# EXERCISE REQUIREMENTS
Restate the whole listing exactly.

----------

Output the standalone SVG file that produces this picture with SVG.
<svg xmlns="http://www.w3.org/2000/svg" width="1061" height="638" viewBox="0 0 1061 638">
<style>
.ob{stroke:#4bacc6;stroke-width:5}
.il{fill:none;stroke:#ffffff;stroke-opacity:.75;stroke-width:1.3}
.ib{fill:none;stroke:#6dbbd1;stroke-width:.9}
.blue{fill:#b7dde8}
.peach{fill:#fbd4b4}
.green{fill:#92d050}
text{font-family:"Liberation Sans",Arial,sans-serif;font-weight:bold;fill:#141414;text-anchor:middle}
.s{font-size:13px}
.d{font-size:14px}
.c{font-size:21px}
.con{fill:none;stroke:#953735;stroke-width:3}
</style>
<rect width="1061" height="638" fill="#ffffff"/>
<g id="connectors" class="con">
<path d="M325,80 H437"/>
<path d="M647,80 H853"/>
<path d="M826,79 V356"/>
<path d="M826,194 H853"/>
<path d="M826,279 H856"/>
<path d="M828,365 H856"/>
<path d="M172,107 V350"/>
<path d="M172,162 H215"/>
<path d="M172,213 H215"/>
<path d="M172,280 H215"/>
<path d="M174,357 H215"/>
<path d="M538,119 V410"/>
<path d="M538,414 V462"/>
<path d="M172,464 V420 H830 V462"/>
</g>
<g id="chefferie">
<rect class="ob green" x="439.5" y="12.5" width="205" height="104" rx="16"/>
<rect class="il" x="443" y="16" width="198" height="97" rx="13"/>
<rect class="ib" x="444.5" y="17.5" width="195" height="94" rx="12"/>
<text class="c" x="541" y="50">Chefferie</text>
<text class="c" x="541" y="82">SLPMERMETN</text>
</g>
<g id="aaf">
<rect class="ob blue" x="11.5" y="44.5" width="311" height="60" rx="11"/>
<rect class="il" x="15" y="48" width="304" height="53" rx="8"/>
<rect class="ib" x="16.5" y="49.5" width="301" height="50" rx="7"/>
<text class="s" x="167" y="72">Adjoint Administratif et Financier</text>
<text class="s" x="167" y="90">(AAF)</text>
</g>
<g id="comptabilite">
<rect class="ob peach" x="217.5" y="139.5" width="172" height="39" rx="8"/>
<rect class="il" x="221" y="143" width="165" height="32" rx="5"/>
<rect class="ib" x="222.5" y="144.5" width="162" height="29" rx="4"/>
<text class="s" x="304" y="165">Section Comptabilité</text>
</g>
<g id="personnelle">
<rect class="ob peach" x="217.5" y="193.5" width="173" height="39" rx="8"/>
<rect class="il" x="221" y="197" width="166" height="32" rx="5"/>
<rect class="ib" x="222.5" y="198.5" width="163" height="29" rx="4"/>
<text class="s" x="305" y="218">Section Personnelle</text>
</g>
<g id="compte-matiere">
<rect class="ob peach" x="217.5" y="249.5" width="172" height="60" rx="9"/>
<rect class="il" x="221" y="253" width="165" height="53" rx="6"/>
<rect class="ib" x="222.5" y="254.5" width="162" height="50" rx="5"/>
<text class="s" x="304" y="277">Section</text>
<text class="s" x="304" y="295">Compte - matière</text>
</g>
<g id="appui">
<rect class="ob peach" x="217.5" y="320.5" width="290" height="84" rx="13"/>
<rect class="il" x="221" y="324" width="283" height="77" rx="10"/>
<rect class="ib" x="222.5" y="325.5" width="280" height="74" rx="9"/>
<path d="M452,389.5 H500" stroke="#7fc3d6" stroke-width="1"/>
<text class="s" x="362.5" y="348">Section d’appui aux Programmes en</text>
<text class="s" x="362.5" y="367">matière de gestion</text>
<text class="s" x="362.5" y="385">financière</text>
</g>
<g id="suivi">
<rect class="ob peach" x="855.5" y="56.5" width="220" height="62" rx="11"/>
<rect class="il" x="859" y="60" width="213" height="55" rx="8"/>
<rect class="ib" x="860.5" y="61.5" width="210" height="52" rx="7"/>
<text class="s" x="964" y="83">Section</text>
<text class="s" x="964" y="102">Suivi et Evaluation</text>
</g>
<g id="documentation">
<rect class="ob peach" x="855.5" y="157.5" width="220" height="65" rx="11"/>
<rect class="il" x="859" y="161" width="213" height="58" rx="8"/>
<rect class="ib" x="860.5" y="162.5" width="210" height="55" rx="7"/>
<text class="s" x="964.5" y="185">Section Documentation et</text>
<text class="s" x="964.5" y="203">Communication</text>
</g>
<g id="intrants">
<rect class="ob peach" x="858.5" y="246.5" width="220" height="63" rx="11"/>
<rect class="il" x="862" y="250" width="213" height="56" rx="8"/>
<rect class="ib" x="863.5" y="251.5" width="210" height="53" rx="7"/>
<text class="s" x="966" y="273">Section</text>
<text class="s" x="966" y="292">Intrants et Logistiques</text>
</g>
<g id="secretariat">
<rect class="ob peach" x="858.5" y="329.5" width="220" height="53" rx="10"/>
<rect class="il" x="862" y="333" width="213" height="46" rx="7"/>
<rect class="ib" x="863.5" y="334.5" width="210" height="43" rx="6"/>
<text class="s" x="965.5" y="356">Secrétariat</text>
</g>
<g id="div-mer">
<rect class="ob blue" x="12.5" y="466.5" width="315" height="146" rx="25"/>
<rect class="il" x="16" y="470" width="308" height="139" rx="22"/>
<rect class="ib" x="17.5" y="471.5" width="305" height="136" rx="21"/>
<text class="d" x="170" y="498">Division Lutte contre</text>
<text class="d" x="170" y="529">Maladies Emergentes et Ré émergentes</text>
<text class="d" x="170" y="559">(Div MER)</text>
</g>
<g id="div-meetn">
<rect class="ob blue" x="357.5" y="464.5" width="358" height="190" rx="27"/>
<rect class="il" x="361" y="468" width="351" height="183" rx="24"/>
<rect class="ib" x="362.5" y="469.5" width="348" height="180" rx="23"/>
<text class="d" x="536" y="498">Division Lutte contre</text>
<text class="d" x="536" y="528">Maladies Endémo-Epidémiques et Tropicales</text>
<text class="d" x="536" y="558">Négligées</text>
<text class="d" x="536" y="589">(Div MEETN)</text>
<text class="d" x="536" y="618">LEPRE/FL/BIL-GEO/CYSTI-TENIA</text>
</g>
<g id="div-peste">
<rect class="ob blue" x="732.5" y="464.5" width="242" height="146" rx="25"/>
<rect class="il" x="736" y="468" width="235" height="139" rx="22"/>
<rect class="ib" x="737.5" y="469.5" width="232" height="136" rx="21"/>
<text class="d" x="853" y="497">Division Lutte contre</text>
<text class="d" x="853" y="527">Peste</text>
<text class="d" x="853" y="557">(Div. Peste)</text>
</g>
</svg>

----------

# SOLUTION FOR THIS PROBLEM
Output the standalone SVG file that produces this picture with SVG.
<svg xmlns="http://www.w3.org/2000/svg" width="1061" height="638" viewBox="0 0 1061 638">
<style>
.ob{stroke:#4bacc6;stroke-width:5}
.il{fill:none;stroke:#ffffff;stroke-opacity:.75;stroke-width:1.3}
.ib{fill:none;stroke:#6dbbd1;stroke-width:.9}
.blue{fill:#b7dde8}
.peach{fill:#fbd4b4}
.green{fill:#92d050}
text{font-family:"Liberation Sans",Arial,sans-serif;font-weight:bold;fill:#141414;text-anchor:middle}
.s{font-size:13px}
.d{font-size:14px}
.c{font-size:21px}
.con{fill:none;stroke:#953735;stroke-width:3}
</style>
<rect width="1061" height="638" fill="#ffffff"/>
<g id="connectors" class="con">
<path d="M325,80 H437"/>
<path d="M647,80 H853"/>
<path d="M826,79 V356"/>
<path d="M826,194 H853"/>
<path d="M826,279 H856"/>
<path d="M828,365 H856"/>
<path d="M172,107 V350"/>
<path d="M172,162 H215"/>
<path d="M172,213 H215"/>
<path d="M172,280 H215"/>
<path d="M174,357 H215"/>
<path d="M538,119 V410"/>
<path d="M538,414 V462"/>
<path d="M172,464 V420 H830 V462"/>
</g>
<g id="chefferie">
<rect class="ob green" x="439.5" y="12.5" width="205" height="104" rx="16"/>
<rect class="il" x="443" y="16" width="198" height="97" rx="13"/>
<rect class="ib" x="444.5" y="17.5" width="195" height="94" rx="12"/>
<text class="c" x="541" y="50">Chefferie</text>
<text class="c" x="541" y="82">SLPMERMETN</text>
</g>
<g id="aaf">
<rect class="ob blue" x="11.5" y="44.5" width="311" height="60" rx="11"/>
<rect class="il" x="15" y="48" width="304" height="53" rx="8"/>
<rect class="ib" x="16.5" y="49.5" width="301" height="50" rx="7"/>
<text class="s" x="167" y="72">Adjoint Administratif et Financier</text>
<text class="s" x="167" y="90">(AAF)</text>
</g>
<g id="comptabilite">
<rect class="ob peach" x="217.5" y="139.5" width="172" height="39" rx="8"/>
<rect class="il" x="221" y="143" width="165" height="32" rx="5"/>
<rect class="ib" x="222.5" y="144.5" width="162" height="29" rx="4"/>
<text class="s" x="304" y="165">Section Comptabilité</text>
</g>
<g id="personnelle">
<rect class="ob peach" x="217.5" y="193.5" width="173" height="39" rx="8"/>
<rect class="il" x="221" y="197" width="166" height="32" rx="5"/>
<rect class="ib" x="222.5" y="198.5" width="163" height="29" rx="4"/>
<text class="s" x="305" y="218">Section Personnelle</text>
</g>
<g id="compte-matiere">
<rect class="ob peach" x="217.5" y="249.5" width="172" height="60" rx="9"/>
<rect class="il" x="221" y="253" width="165" height="53" rx="6"/>
<rect class="ib" x="222.5" y="254.5" width="162" height="50" rx="5"/>
<text class="s" x="304" y="277">Section</text>
<text class="s" x="304" y="295">Compte - matière</text>
</g>
<g id="appui">
<rect class="ob peach" x="217.5" y="320.5" width="290" height="84" rx="13"/>
<rect class="il" x="221" y="324" width="283" height="77" rx="10"/>
<rect class="ib" x="222.5" y="325.5" width="280" height="74" rx="9"/>
<path d="M452,389.5 H500" stroke="#7fc3d6" stroke-width="1"/>
<text class="s" x="362.5" y="348">Section d’appui aux Programmes en</text>
<text class="s" x="362.5" y="367">matière de gestion</text>
<text class="s" x="362.5" y="385">financière</text>
</g>
<g id="suivi">
<rect class="ob peach" x="855.5" y="56.5" width="220" height="62" rx="11"/>
<rect class="il" x="859" y="60" width="213" height="55" rx="8"/>
<rect class="ib" x="860.5" y="61.5" width="210" height="52" rx="7"/>
<text class="s" x="964" y="83">Section</text>
<text class="s" x="964" y="102">Suivi et Evaluation</text>
</g>
<g id="documentation">
<rect class="ob peach" x="855.5" y="157.5" width="220" height="65" rx="11"/>
<rect class="il" x="859" y="161" width="213" height="58" rx="8"/>
<rect class="ib" x="860.5" y="162.5" width="210" height="55" rx="7"/>
<text class="s" x="964.5" y="185">Section Documentation et</text>
<text class="s" x="964.5" y="203">Communication</text>
</g>
<g id="intrants">
<rect class="ob peach" x="858.5" y="246.5" width="220" height="63" rx="11"/>
<rect class="il" x="862" y="250" width="213" height="56" rx="8"/>
<rect class="ib" x="863.5" y="251.5" width="210" height="53" rx="7"/>
<text class="s" x="966" y="273">Section</text>
<text class="s" x="966" y="292">Intrants et Logistiques</text>
</g>
<g id="secretariat">
<rect class="ob peach" x="858.5" y="329.5" width="220" height="53" rx="10"/>
<rect class="il" x="862" y="333" width="213" height="46" rx="7"/>
<rect class="ib" x="863.5" y="334.5" width="210" height="43" rx="6"/>
<text class="s" x="965.5" y="356">Secrétariat</text>
</g>
<g id="div-mer">
<rect class="ob blue" x="12.5" y="466.5" width="315" height="146" rx="25"/>
<rect class="il" x="16" y="470" width="308" height="139" rx="22"/>
<rect class="ib" x="17.5" y="471.5" width="305" height="136" rx="21"/>
<text class="d" x="170" y="498">Division Lutte contre</text>
<text class="d" x="170" y="529">Maladies Emergentes et Ré émergentes</text>
<text class="d" x="170" y="559">(Div MER)</text>
</g>
<g id="div-meetn">
<rect class="ob blue" x="357.5" y="464.5" width="358" height="190" rx="27"/>
<rect class="il" x="361" y="468" width="351" height="183" rx="24"/>
<rect class="ib" x="362.5" y="469.5" width="348" height="180" rx="23"/>
<text class="d" x="536" y="498">Division Lutte contre</text>
<text class="d" x="536" y="528">Maladies Endémo-Epidémiques et Tropicales</text>
<text class="d" x="536" y="558">Négligées</text>
<text class="d" x="536" y="589">(Div MEETN)</text>
<text class="d" x="536" y="618">LEPRE/FL/BIL-GEO/CYSTI-TENIA</text>
</g>
<g id="div-peste">
<rect class="ob blue" x="732.5" y="464.5" width="242" height="146" rx="25"/>
<rect class="il" x="736" y="468" width="235" height="139" rx="22"/>
<rect class="ib" x="737.5" y="469.5" width="232" height="136" rx="21"/>
<text class="d" x="853" y="497">Division Lutte contre</text>
<text class="d" x="853" y="527">Peste</text>
<text class="d" x="853" y="557">(Div. Peste)</text>
</g>
</svg>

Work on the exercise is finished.